KITE DESIGN AND BUILDING STATIONS... which seems like a natural first stop for someone who wants to try their hand at the ancient ride-the-sky art. Of course, you don't have to build your own flyable artwork; you can admire the skills of the professionals on the ground as they work the string and read the wind and keep their cool dragons/birds/abstract kites afloat. The Pacific Trio will lend the day music, the Yulin Chinese School will stage a martial arts demo, and a kite display will fill first-time kite builders with inspiration and ideas.
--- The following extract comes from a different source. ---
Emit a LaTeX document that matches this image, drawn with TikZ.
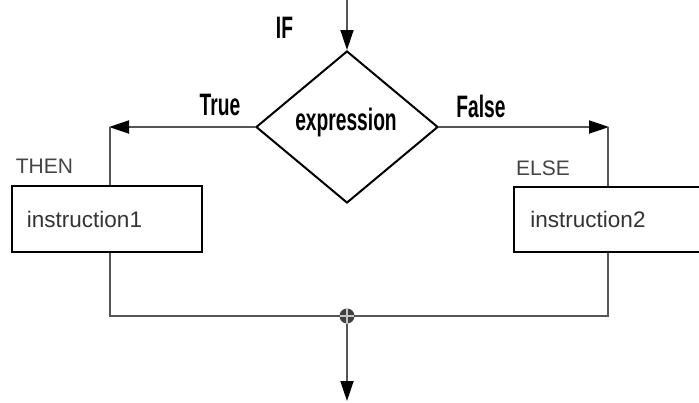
\documentclass[tikz,border=0pt]{standalone}
\usepackage{fontspec}
\setmainfont{Liberation Sans}
\usetikzlibrary{arrows.meta,shapes.geometric}
\definecolor{linegray}{HTML}{555555}
\definecolor{textgray}{HTML}{444444}
\begin{document}
\begin{tikzpicture}[x=1pt,y=-1pt,
  conn/.style={draw=linegray,line width=1.8pt},
  arr/.style={conn,-{Triangle[length=20pt,width=13pt,color=black]}},
  boxnode/.style={draw=black,line width=2.2pt,fill=white,inner sep=0pt},
  cond/.style={font=\fontsize{31}{31}\selectfont\bfseries,xscale=0.62,inner sep=0pt,anchor=base},
  kw/.style={font=\fontsize{21}{21}\selectfont,text=textgray,inner sep=0pt,anchor=base},
  instr/.style={font=\fontsize{22.5}{22.5}\selectfont,text=black!80,inner sep=0pt,anchor=base}]
\useasboundingbox (0,0) rectangle (699,402);
\clip (0,0) rectangle (699,402);
% decision
\node[diamond,draw=black,line width=2pt,inner sep=0pt,minimum width=182pt,minimum height=152pt] (dec) at (347,127) {};
\node[cond] (exprtxt) at (346,130) {expression};
\node[cond] (iftxt) at (284.5,38) {IF};
\node[cond] (truetxt) at (220,115) {True};
\node[cond] (falsetxt) at (481,117) {False};
% boxes
\node[boxnode,minimum width=190pt,minimum height=66pt] (b1) at (107,219) {};
\node[boxnode,minimum width=196pt,minimum height=65pt] (b2) at (612,219.5) {};
\node[instr] (i1) at (84.5,227) {instruction1};
\node[instr] (i2) at (588,227) {instruction2};
\node[kw] (then) at (44.5,173) {THEN};
\node[kw] (else) at (543,175) {ELSE};
% coordinates
\coordinate (top) at (347,0);
\coordinate (tl) at (109,127);
\coordinate (tr) at (609,127);
\coordinate (bl) at (110,316);
\coordinate (br) at (608,316);
\coordinate (end) at (347,401);
% connectors
\draw[arr] (top) -- (dec.north);
\draw[arr] (dec.west) -- (tl);
\draw[conn] (110,127) -- (b1.north -| bl);
\draw[arr] (dec.east) -- (tr);
\draw[conn] (608,127) -- (b2.north -| br);
\draw[conn] (b1.south -| bl) -- (bl) -- (br) -- (b2.south -| br);
\node[circle,fill=black!75,inner sep=0pt,minimum size=15pt,
  path picture={\draw[white!55!gray,line width=1.2pt]
    (path picture bounding box.west) -- (path picture bounding box.east)
    (path picture bounding box.north) -- (path picture bounding box.south);}] (j) at (347,316) {};
\draw[arr] (j) -- (end);
\end{tikzpicture}
\end{document}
But there's another way to fill up, too, at the onsite food trucks, if you don't get a chance to grab a bite before making for Costa Mesa. So while we do love those sandy shows of wonder, where kites drift above the waves, it is nice to see the in-the-air artworks move a bit inland. For where there's wind, string, some nylon or paper, and a person holding the string spool, there is kitery in all of its cool, breeze-dancing forms.